# TASK DATA start

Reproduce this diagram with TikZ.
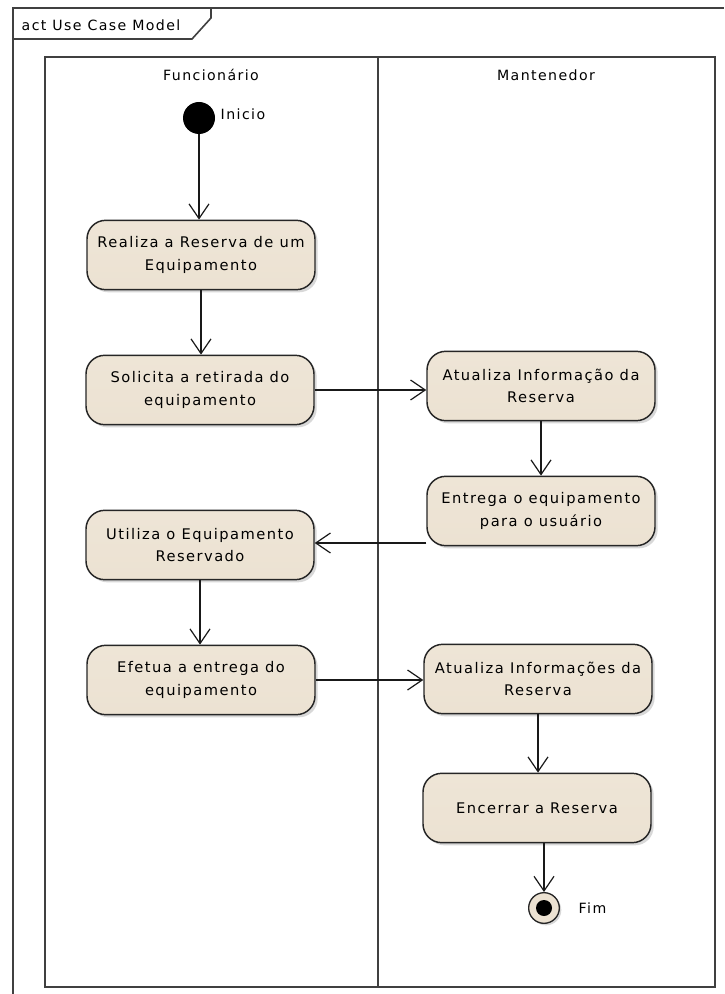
\documentclass[tikz,border=0pt]{standalone}
\usepackage{fontspec}
\setmainfont{DejaVu Sans}
\newfontfamily\umlfont[LetterSpace=10]{DejaVu Sans}
\usetikzlibrary{arrows.meta,shadows}
\begin{document}
\begin{tikzpicture}[x=0.75pt,y=-0.75pt,
  act/.style={draw=black!85, line width=1.1pt, rounded corners=14pt, minimum width=171pt, minimum height=52pt,
    align=center, font=\umlfont\fontsize{11}{17}\selectfont, top color=white!10!actfill, bottom color=actfill,
    drop shadow={shadow xshift=2pt, shadow yshift=-2pt, fill=black!30, opacity=0.5}},
  flow/.style={draw=black!90, line width=0.9pt, -{Straight Barb[length=11pt,width=15pt,line width=0.9pt]}},
  frameline/.style={draw=black!75, line width=1.2pt},
  lbl/.style={font=\umlfont\fontsize{10.6}{12}\selectfont}
]
\definecolor{actfill}{RGB}{236,226,210}
\useasboundingbox (0,0) rectangle (724,994);
\fill[white] (0,0) rectangle (724,994);
% outer frame
\draw[frameline] (13,994) -- (13,8) -- (724,8);
\draw[frameline] (13,39) -- (192,39) -- (211,18) -- (211,8);
\node[lbl, anchor=west] (title) at (17,25) {act Use Case Model};
% swimlanes
\draw[frameline] (45,57) rectangle (715,987);
\draw[frameline] (378,57) -- (378,987);
\node[lbl] (lane1) at (211,75) {Funcionário};
\node[lbl] (lane2) at (546,75) {Mantenedor};
% initial
\node[circle, fill=black, minimum size=24pt, inner sep=0pt] (init) at (199,118) {};
\node[lbl, anchor=west] (initl) at (216,114) {Inicio};
% activities
\node[act] (a1) at (201,255) {Realiza a Reserva de um\\Equipamento};
\node[act] (a2) at (200,390) {Solicita a retirada do\\equipamento};
\node[act] (b1) at (541,386) {Atualiza Informação da\\Reserva};
\node[act] (b2) at (541,511) {Entrega o equipamento\\para o usuário};
\node[act] (a3) at (200,545) {Utiliza o Equipamento\\Reservado};
\node[act] (a4) at (201,680) {Efetua a entrega do\\equipamento};
\node[act] (b3) at (538,679) {Atualiza Informações da\\Reserva};
\node[act] (b4) at (537,808) {Encerrar a Reserva};
% final
\node[circle, draw=black!85, line width=1pt, fill=actfill, minimum size=23pt, inner sep=0pt,
  drop shadow={shadow xshift=1.5pt, shadow yshift=-1.5pt, fill=black!30, opacity=0.5}] (fin) at (544,908) {};
\node[circle, fill=black, minimum size=12pt, inner sep=0pt] (finin) at (fin.center) {};
\node[lbl, anchor=west] (finl) at (574,908) {Fim};
% flows
\draw[flow] (init.south) -- (a1.north -| init.south);
\draw[flow] (a1.south) -- (a2.north -| a1.south);
\draw[flow] (a2.east) -- (b1.west |- a2.east);
\draw[flow] (b1.south) -- (b2.north -| b1.south);
\draw[flow] (b2.west |- 0,543) -- (a3.east |- 0,543);
\draw[flow] (a3.south) -- (a4.north -| a3.south);
\draw[flow] (a4.east) -- (b3.west |- a4.east);
\draw[flow] (b3.south) -- (b4.north -| b3.south);
\draw[flow] (b4.south -| fin.north) -- (fin.north);
\end{tikzpicture}
\end{document}
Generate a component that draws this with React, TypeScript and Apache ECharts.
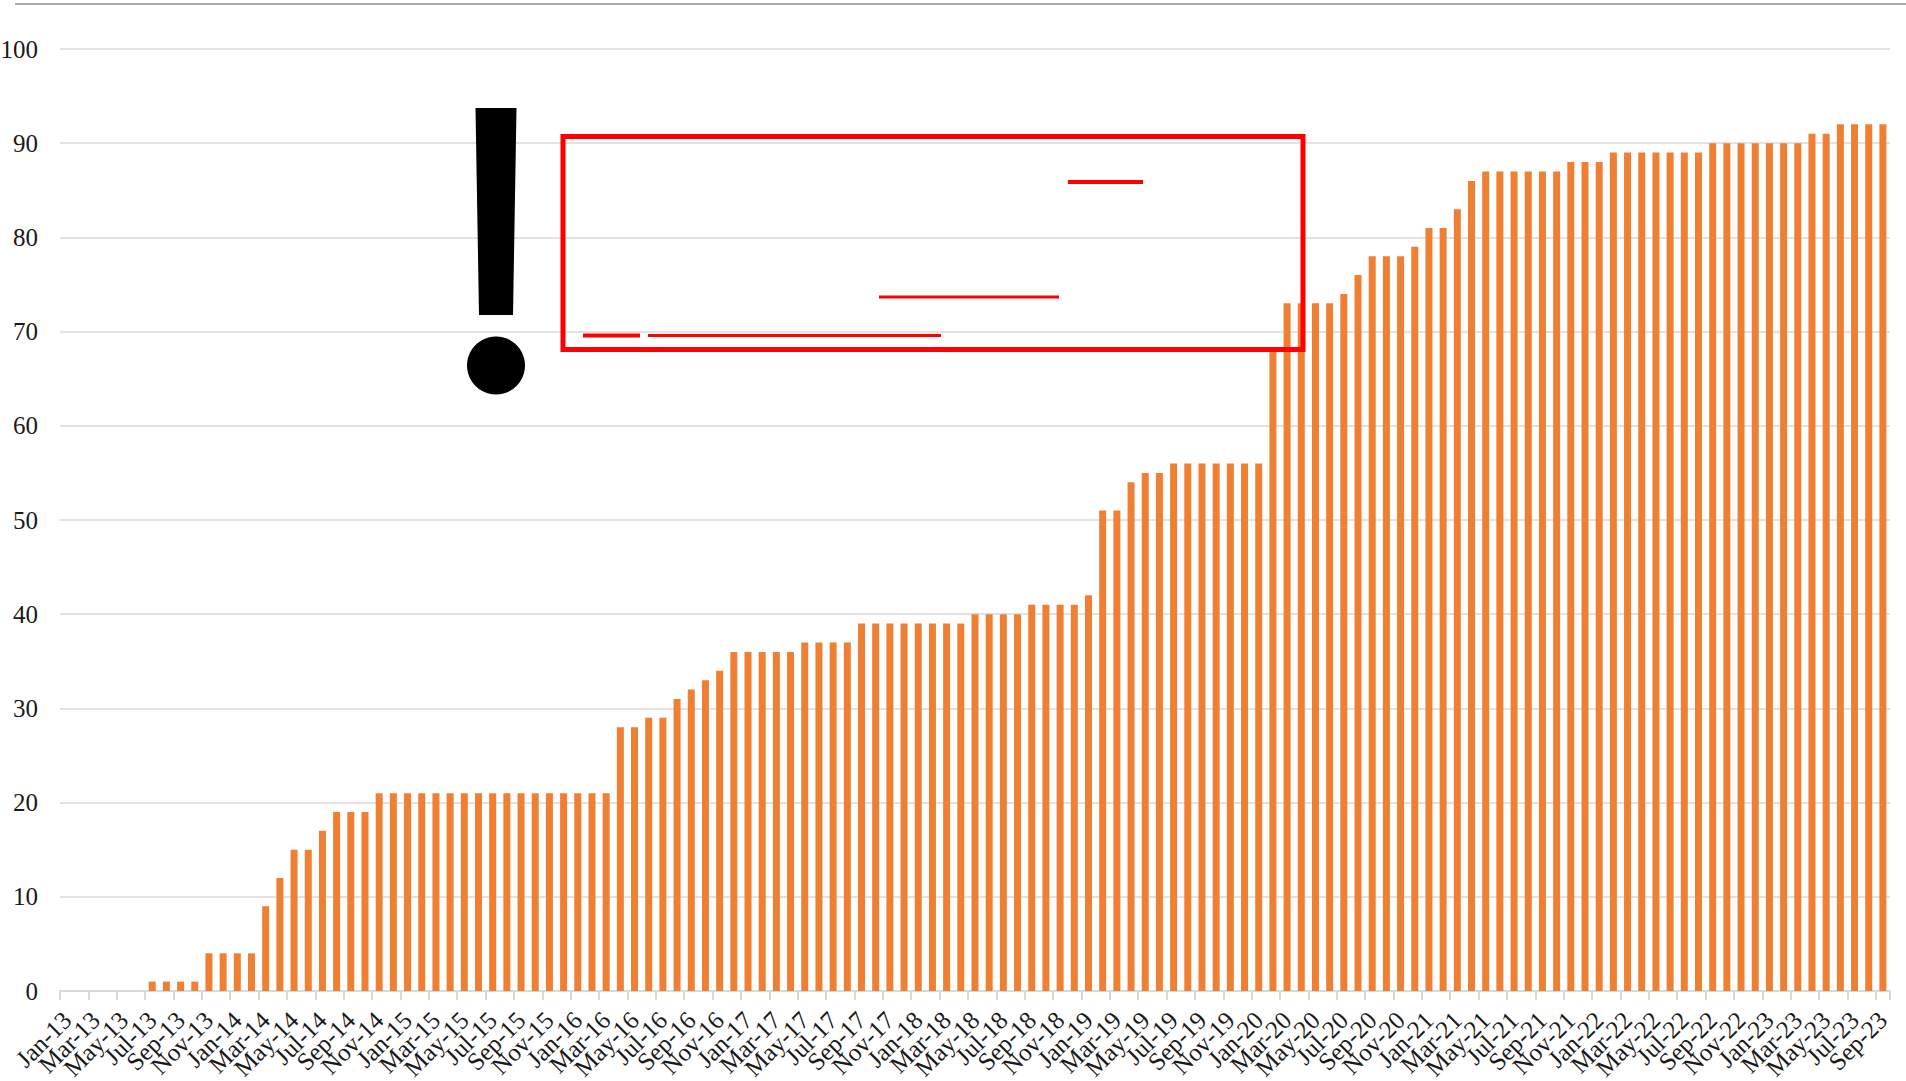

# TASK DATA end

TASK DESCRIPTION:
Set every line down exactly as written, leaving each picture out.

OUTPUT BELOW:
Reproduce this diagram with TikZ.
\documentclass[tikz,border=0pt]{standalone}
\usepackage{fontspec}
\setmainfont{DejaVu Sans}
\newfontfamily\umlfont[LetterSpace=10]{DejaVu Sans}
\usetikzlibrary{arrows.meta,shadows}
\begin{document}
\begin{tikzpicture}[x=0.75pt,y=-0.75pt,
  act/.style={draw=black!85, line width=1.1pt, rounded corners=14pt, minimum width=171pt, minimum height=52pt,
    align=center, font=\umlfont\fontsize{11}{17}\selectfont, top color=white!10!actfill, bottom color=actfill,
    drop shadow={shadow xshift=2pt, shadow yshift=-2pt, fill=black!30, opacity=0.5}},
  flow/.style={draw=black!90, line width=0.9pt, -{Straight Barb[length=11pt,width=15pt,line width=0.9pt]}},
  frameline/.style={draw=black!75, line width=1.2pt},
  lbl/.style={font=\umlfont\fontsize{10.6}{12}\selectfont}
]
\definecolor{actfill}{RGB}{236,226,210}
\useasboundingbox (0,0) rectangle (724,994);
\fill[white] (0,0) rectangle (724,994);
% outer frame
\draw[frameline] (13,994) -- (13,8) -- (724,8);
\draw[frameline] (13,39) -- (192,39) -- (211,18) -- (211,8);
\node[lbl, anchor=west] (title) at (17,25) {act Use Case Model};
% swimlanes
\draw[frameline] (45,57) rectangle (715,987);
\draw[frameline] (378,57) -- (378,987);
\node[lbl] (lane1) at (211,75) {Funcionário};
\node[lbl] (lane2) at (546,75) {Mantenedor};
% initial
\node[circle, fill=black, minimum size=24pt, inner sep=0pt] (init) at (199,118) {};
\node[lbl, anchor=west] (initl) at (216,114) {Inicio};
% activities
\node[act] (a1) at (201,255) {Realiza a Reserva de um\\Equipamento};
\node[act] (a2) at (200,390) {Solicita a retirada do\\equipamento};
\node[act] (b1) at (541,386) {Atualiza Informação da\\Reserva};
\node[act] (b2) at (541,511) {Entrega o equipamento\\para o usuário};
\node[act] (a3) at (200,545) {Utiliza o Equipamento\\Reservado};
\node[act] (a4) at (201,680) {Efetua a entrega do\\equipamento};
\node[act] (b3) at (538,679) {Atualiza Informações da\\Reserva};
\node[act] (b4) at (537,808) {Encerrar a Reserva};
% final
\node[circle, draw=black!85, line width=1pt, fill=actfill, minimum size=23pt, inner sep=0pt,
  drop shadow={shadow xshift=1.5pt, shadow yshift=-1.5pt, fill=black!30, opacity=0.5}] (fin) at (544,908) {};
\node[circle, fill=black, minimum size=12pt, inner sep=0pt] (finin) at (fin.center) {};
\node[lbl, anchor=west] (finl) at (574,908) {Fim};
% flows
\draw[flow] (init.south) -- (a1.north -| init.south);
\draw[flow] (a1.south) -- (a2.north -| a1.south);
\draw[flow] (a2.east) -- (b1.west |- a2.east);
\draw[flow] (b1.south) -- (b2.north -| b1.south);
\draw[flow] (b2.west |- 0,543) -- (a3.east |- 0,543);
\draw[flow] (a3.south) -- (a4.north -| a3.south);
\draw[flow] (a4.east) -- (b3.west |- a4.east);
\draw[flow] (b3.south) -- (b4.north -| b3.south);
\draw[flow] (b4.south -| fin.north) -- (fin.north);
\end{tikzpicture}
\end{document}
Generate a component that draws this with React, TypeScript and Apache ECharts.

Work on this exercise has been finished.